> **The request**
Which lines have the string "this"? Copy all of them from the entries below.
......
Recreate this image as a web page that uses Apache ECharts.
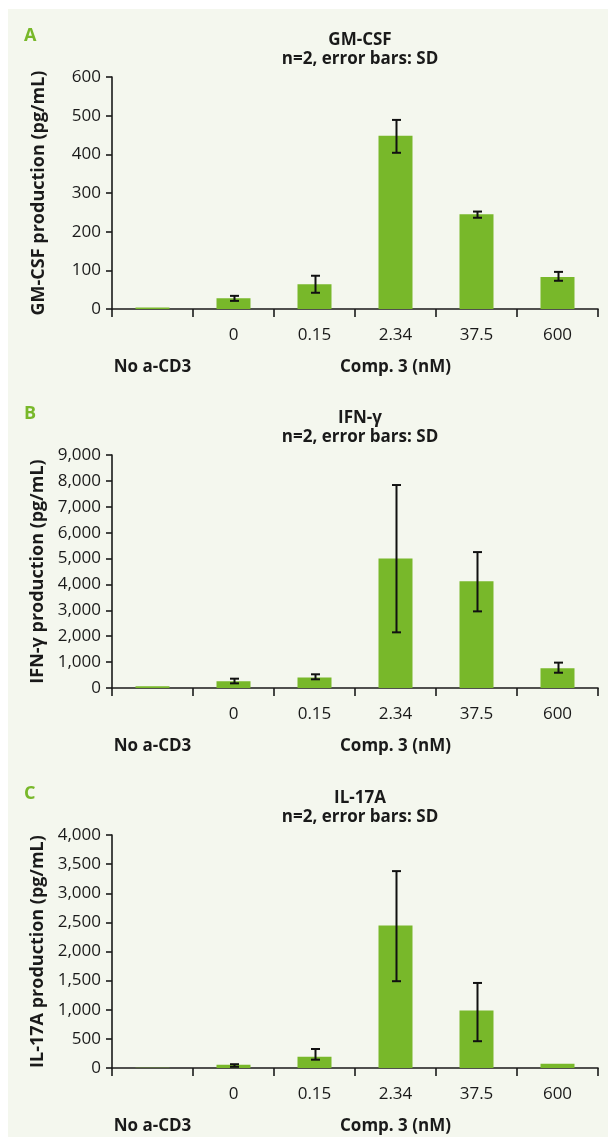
<!DOCTYPE html>
<html>
<head>
<meta charset="utf-8">
<script src="https://cdn.jsdelivr.net/npm/echarts@6/dist/echarts.min.js"></script>
<style>
html,body{margin:0;padding:0;background:#fff;}
#c{width:608px;height:1137px;}
</style>
</head>
<body>
<div id="c"></div>
<script>
// ---- data ----
const tickLabels = ['', '0', '0.15', '2.34', '37.5', '600'];
const groupLabels = ['No a-CD3', 'Comp. 3 (nM)'];
const panelLetters = ['A', 'B', 'C'];
const panelTitles = ['GM-CSF', 'IFN-γ', 'IL-17A'];
const panelSub = 'n=2, error bars: SD';
const yNames = ['GM-CSF production (pg/mL)', 'IFN-γ production (pg/mL)', 'IL-17A production (pg/mL)'];
const yMax = [600, 9000, 4000];
const yStep = [100, 1000, 500];

const gmcsfMean = [4, 28, 64, 448, 245, 83];
const gmcsfLow  = [4, 21, 42, 404, 236, 73];
const gmcsfHigh = [4, 34, 86, 489, 252, 96];

const ifngMean = [65, 260, 410, 5000, 4120, 760];
const ifngLow  = [65, 180, 336, 2150, 2960, 590];
const ifngHigh = [65, 360, 529, 7840, 5250, 980];

const il17Mean = [3, 55, 194, 2445, 985, 75];
const il17Low  = [3, 20, 143, 1490, 460, 75];
const il17High = [3, 65, 326, 3380, 1460, 75];

const means = [gmcsfMean, ifngMean, il17Mean];
const lows = [gmcsfLow, ifngLow, il17Low];
const highs = [gmcsfHigh, ifngHigh, il17High];

// ---- layout ----
const FONT = '"Open Sans", sans-serif';
const GREEN = '#78b82a';
const INK = '#1a1a1a';
const panelTop = [77, 455, 835];
const plotH = [232, 233, 233];
const gridLeft = 112, gridRight = 10;
const plotCenterX = gridLeft + (608 - gridLeft - gridRight) / 2;

const chart = echarts.init(document.getElementById('c'), null, {renderer: 'canvas'});

const grids = [], xAxes = [], yAxes = [], series = [], titles = [], graphics = [];

graphics.push({type: 'rect', shape: {x: 8, y: 9, width: 600, height: 1128}, style: {fill: '#f4f7ee'}, z: -10, silent: true});

for (let p = 0; p < 3; p++) {
  grids.push({left: gridLeft, right: gridRight, top: panelTop[p], height: plotH[p], containLabel: false});
  xAxes.push({
    type: 'category', gridIndex: p, data: tickLabels, boundaryGap: true,
    axisLine: {lineStyle: {color: INK, width: 1.6}},
    axisTick: {show: true, length: 8, interval: 0, lineStyle: {color: INK, width: 1.6}},
    axisLabel: {interval: 0, color: INK, fontFamily: FONT, fontSize: 17, margin: 18}
  });
  yAxes.push({
    type: 'value', gridIndex: p, min: 0, max: yMax[p], interval: yStep[p],
    name: yNames[p], nameLocation: 'middle', nameRotate: 90, nameGap: 64,
    nameTextStyle: {color: INK, fontFamily: FONT, fontSize: 18, fontWeight: 'bold'},
    axisLine: {show: true, lineStyle: {color: INK, width: 1.6}},
    axisTick: {show: true, length: 6, lineStyle: {color: INK, width: 1.6}},
    splitLine: {show: false},
    axisLabel: {color: INK, fontFamily: FONT, fontSize: 17, margin: 11,
      formatter: v => v.toLocaleString('en-US')}
  });
  series.push({
    type: 'bar', xAxisIndex: p, yAxisIndex: p, data: means[p], barWidth: 34,
    itemStyle: {color: GREEN}, silent: true, z: 2
  });
  const errData = means[p].map((m, i) => [i, lows[p][i], highs[p][i]]).filter(d => d[2] > d[1]);
  series.push({
    type: 'custom', xAxisIndex: p, yAxisIndex: p, data: errData, z: 5, silent: true,
    renderItem: (params, api) => {
      const i = api.value(0);
      const lo = api.coord([i, api.value(1)]);
      const hi = api.coord([i, api.value(2)]);
      const cx = Math.round(lo[0]) + 0.5;
      const hw = 4.5;
      const st = {stroke: '#111', lineWidth: 2};
      return {type: 'group', children: [
        {type: 'line', shape: {x1: cx, y1: lo[1], x2: cx, y2: hi[1]}, style: st},
        {type: 'line', shape: {x1: cx - hw, y1: lo[1], x2: cx + hw, y2: lo[1]}, style: st},
        {type: 'line', shape: {x1: cx - hw, y1: hi[1], x2: cx + hw, y2: hi[1]}, style: st}
      ]};
    }
  });
  const off = panelTop[p] - 77;
  titles.push({
    text: panelTitles[p], subtext: panelSub, left: plotCenterX, textAlign: 'center', top: 27 + off, itemGap: 2,
    textStyle: {color: INK, fontFamily: FONT, fontSize: 17, fontWeight: 'bold'},
    subtextStyle: {color: INK, fontFamily: FONT, fontSize: 17, fontWeight: 'bold'}
  });
  graphics.push({type: 'text', left: 24, top: 27 + off,
    style: {text: panelLetters[p], fill: GREEN, font: 'bold 18px ' + FONT}});
  const catW = (608 - gridLeft - gridRight) / 6;
  graphics.push({type: 'text', x: gridLeft + catW / 2, y: panelTop[p] + plotH[p] + 58,
    style: {text: groupLabels[0], fill: INK, font: 'bold 17px ' + FONT, textAlign: 'center', textVerticalAlign: 'middle'}});
  graphics.push({type: 'text', x: gridLeft + catW * 3.5, y: panelTop[p] + plotH[p] + 58,
    style: {text: groupLabels[1], fill: INK, font: 'bold 17px ' + FONT, textAlign: 'center', textVerticalAlign: 'middle'}});
}

chart.setOption({
  animation: false,
  backgroundColor: '#ffffff',
  title: titles,
  grid: grids,
  xAxis: xAxes,
  yAxis: yAxes,
  series: series,
  graphic: graphics
});
</script>
</body>
</html>
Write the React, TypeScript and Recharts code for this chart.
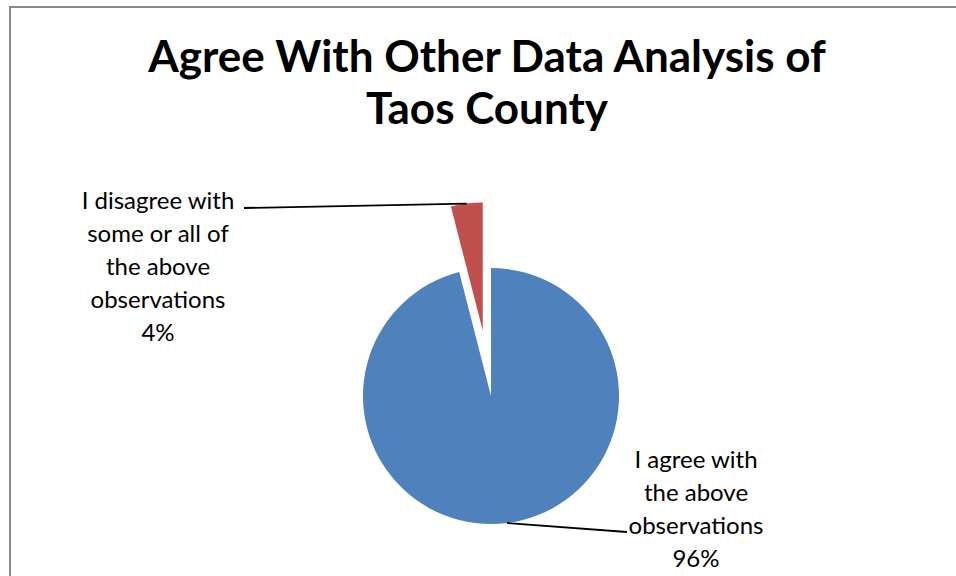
import { PieChart, Pie, Cell } from "recharts";

// chart values
const categories = ["I agree with the above observations", "I disagree with some or all of the above observations"];
const shares = [96, 4];
const colors = ["#4F81BD", "#C0504D"];
const labelLines = [
  ["I agree with", "the above", "observations", "96%"],
  ["I disagree with", "some or all of", "the above", "observations", "4%"],
];
const titleLines = ["Agree With Other Data Analysis of", "Taos County"];

const data = categories.map((name, i) => ({ name, value: shares[i] }));

const W = 956;
const H = 576;
const CX = 491;
const CY = 396;
const R = 128;
const EXPLODE = 66;
const FONT = "Lato, 'Open Sans', sans-serif";
const LINE_H = 33;

// exploded slice (index 1) sits along its mid angle, clockwise from 12 o'clock
const total = shares.reduce((a, b) => a + b, 0);
const midFrac = (shares[0] + shares[1] / 2) / total;
const midRad = midFrac * 2 * Math.PI;
const EX_CX = CX + EXPLODE * Math.sin(midRad);
const EX_CY = CY - EXPLODE * Math.cos(midRad);

const RAD = Math.PI / 180;

// text block placement + leader end, relative to the pie centre
const LABEL_POS = [
  { tx: 205, ty: 72, ex: 136, ey: 136 },
  { tx: -333, ty: -187, ex: -247, ey: -188 },
];

function makeLabel(only: number) {
  return (props: any) => {
    const { cx, cy, midAngle, outerRadius, index } = props;
    if (index !== only) return null;
    const sx = cx + outerRadius * Math.cos(-midAngle * RAD);
    const sy = cy + outerRadius * Math.sin(-midAngle * RAD);
    const pos = LABEL_POS[index];
    return (
      <g>
        <path
          d={`M${sx},${sy}L${CX + pos.ex},${CY + pos.ey}`}
          stroke="#000"
          strokeWidth={1.8}
          fill="none"
        />
        <text
          x={CX + pos.tx}
          y={CY + pos.ty}
          textAnchor="middle"
          fontFamily={FONT}
          fontSize={24}
          fill="#000"
        >
          {labelLines[index].map((t, i) => (
            <tspan key={i} x={CX + pos.tx} dy={i === 0 ? 0 : LINE_H}>
              {t}
            </tspan>
          ))}
        </text>
      </g>
    );
  };
}

export default function App() {
  return (
    <div
      style={{
        position: "fixed",
        left: 0,
        top: 0,
        width: W,
        height: H,
        overflow: "hidden",
        background: "#fff",
      }}
    >
      <div
        style={{
          position: "absolute",
          left: 9,
          top: 6,
          width: W + 40,
          height: H + 40,
          border: "2px solid #8a8a8a",
        }}
      />
      <svg width={W} height={H} style={{ position: "absolute", left: 0, top: 0 }}>
        {titleLines.map((t, i) => (
          <text
            key={i}
            x={487}
            y={72 + i * 52}
            textAnchor="middle"
            fontFamily={FONT}
            fontWeight="bold"
            fontSize={44}
            fill="#000"
          >
            {t}
          </text>
        ))}
      </svg>
      <div style={{ position: "absolute", left: 0, top: 0 }}>
        <PieChart width={W} height={H} margin={{ top: 0, right: 0, bottom: 0, left: 0 }}>
          <Pie
            data={data}
            dataKey="value"
            nameKey="name"
            cx={CX}
            cy={CY}
            outerRadius={R}
            startAngle={90}
            endAngle={-270}
            stroke="none"
            label={makeLabel(0)}
            labelLine={false}
            isAnimationActive={false}
          >
            {data.map((d, i) => (
              <Cell key={d.name} fill={i === 0 ? colors[0] : "transparent"} />
            ))}
          </Pie>
          <Pie
            data={data}
            dataKey="value"
            nameKey="name"
            cx={EX_CX}
            cy={EX_CY}
            outerRadius={R}
            startAngle={90}
            endAngle={-270}
            stroke="none"
            label={makeLabel(1)}
            labelLine={false}
            isAnimationActive={false}
          >
            {data.map((d, i) => (
              <Cell key={d.name} fill={i === 1 ? colors[1] : "transparent"} />
            ))}
          </Pie>
        </PieChart>
      </div>
    </div>
  );
}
......
> **Reply**
Recreate this image as a web page that uses Apache ECharts.
Write the React, TypeScript and Recharts code for this chart.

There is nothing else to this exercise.